For these reasons, castles were built near, around or on top of vital freshwater sources, like natural underground aquifers, or – when unavailable – wells. Supporting buildings were raised within the curtain walls, to minimize external dependence in the case of a siege. These could include:
This short list is merely exemplary of the essentials; castles could grow as large as needed in the span of decades, if not centuries. Malbork Castle, in modern-day Poland, covered an area of 21 hectares, the most of any castle on record, and allegedly housed 3000 members of the Teutonic Order; astoundingly, for its size, it was built as we know it today in less than fifty years.
The Age of Castles, if placed on a timeline, would range, in broad numbers, from the year 1000 to 1300. For a long time, the demise of the castle was attributed to the rise of firearms.

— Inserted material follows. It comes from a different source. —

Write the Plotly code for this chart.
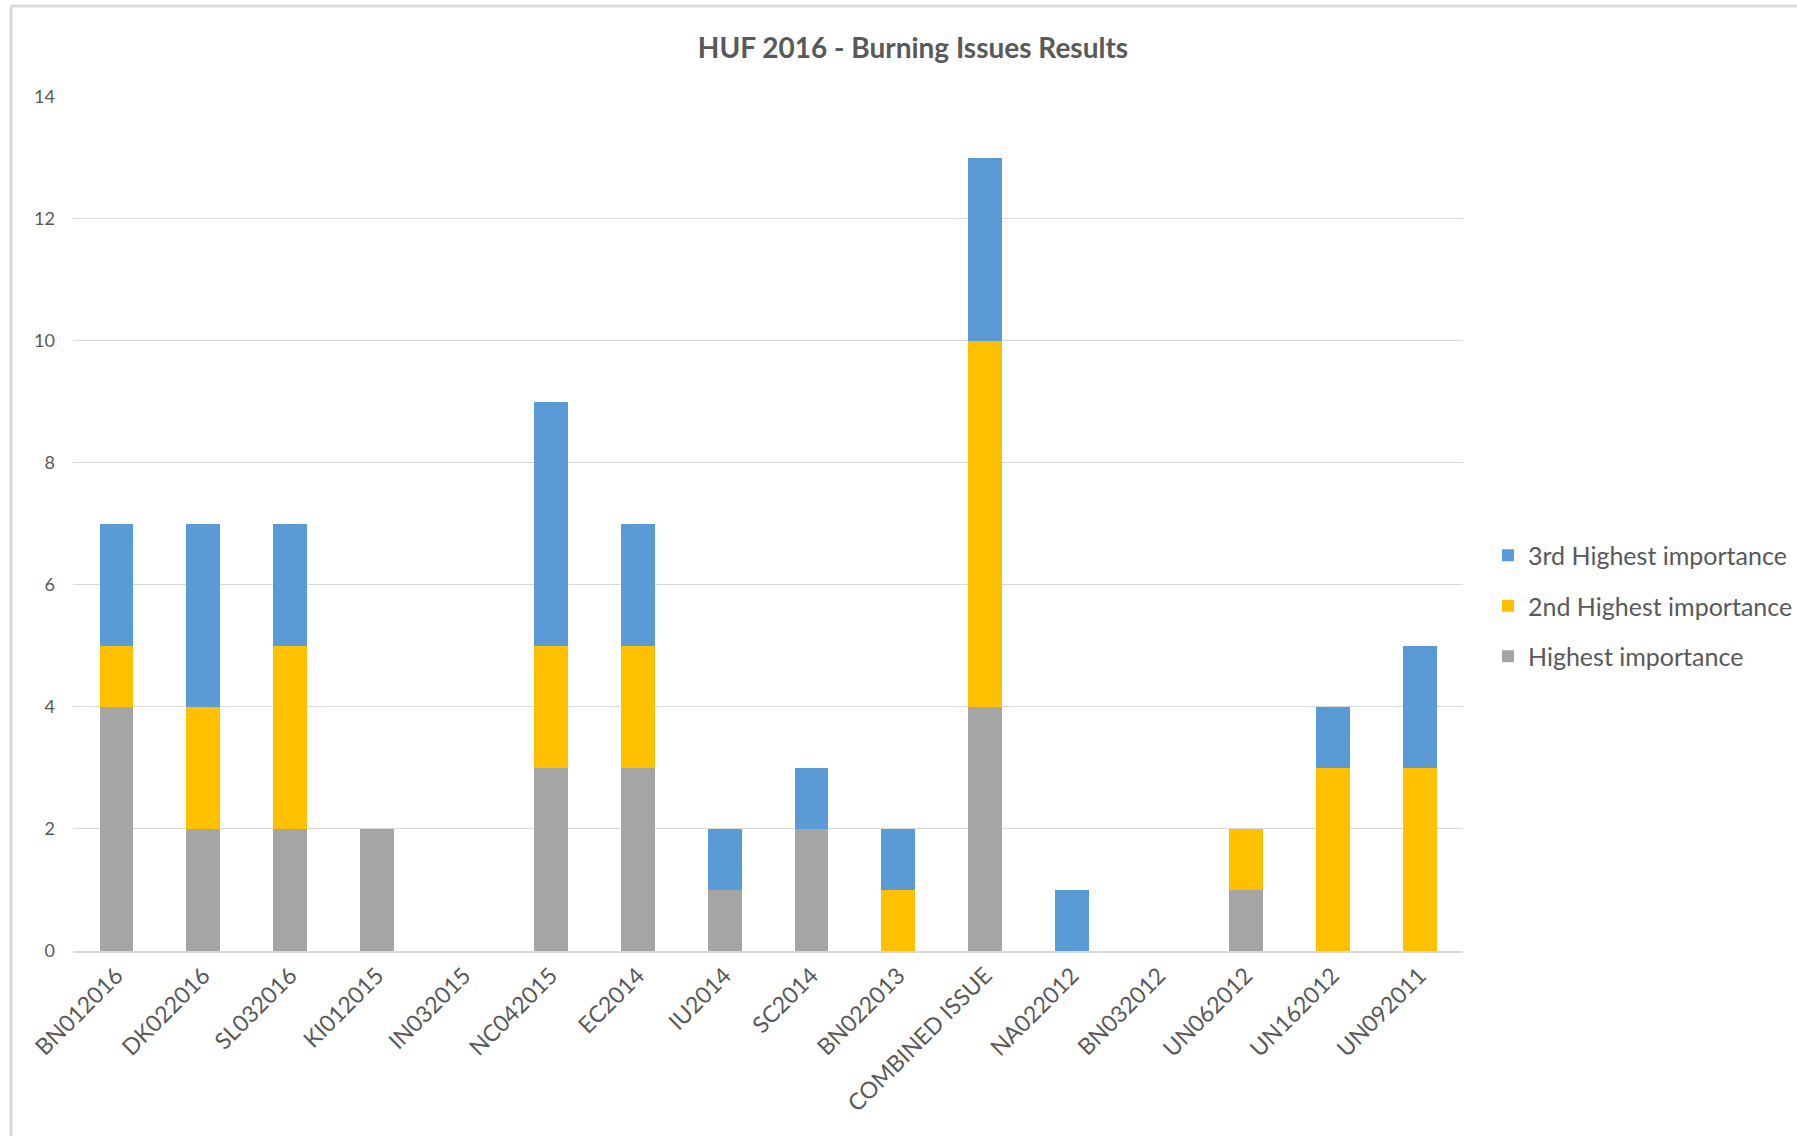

At first glance, this rings true, for castle-building did dwindle as gunpowder weapons became more prominent. An oft-used example of the power of these inventions is the Fall of Constantinople in 1453, when the Ottomans‘ massive bombards incessantly pounded the city’s walls.
But this conveniently leaves out the fact that, after the Middle Ages, the art of fortification thoroughly carried on, evolved, and became more professionalized. In fact, in the 16th century, walls and towers were built with slopes and curves, respectively, to ensure cannonballs would skid over surfaces upon impact.
What ended the castle’s reign was the centralization of power in the hands of European monarchs, which in turn made the castle obsolete, as it quickly lost its military, political, and strategic importance. Moreover, in the 16th century, and following the examples of the Spanish Tercios, European kingdoms moved towards using professional armies, instead of the knights, levies and mercenaries of old; the fortified residences of nobles were thus replaced with forts.
French architects clung to the idealized castle and began designing country mansions resembling castles – or in French, chateauesque. The design was popular throughout Europe, as the nobles, rich as they’d always been, romanticized an era of more political power in the face of ever more autocratic kings. It was exalted in the 19th century’s Medieval Revival epoch, when European historians and archaeologists took a renewed interest in the Middle Ages and tried to dissipate the Modern Era’s mistaken views.
The castle permeated deep into popular culture, and have become associated with popular fast-food chains, video games, and, of course, Disney, as early Disney films were adaptations of children’s tales set in Germany or France, where the romanticized castle was as present as the noble prince or the damsel in distress. It’s spectacular to see how a millennium later, castles still besiege our imagination.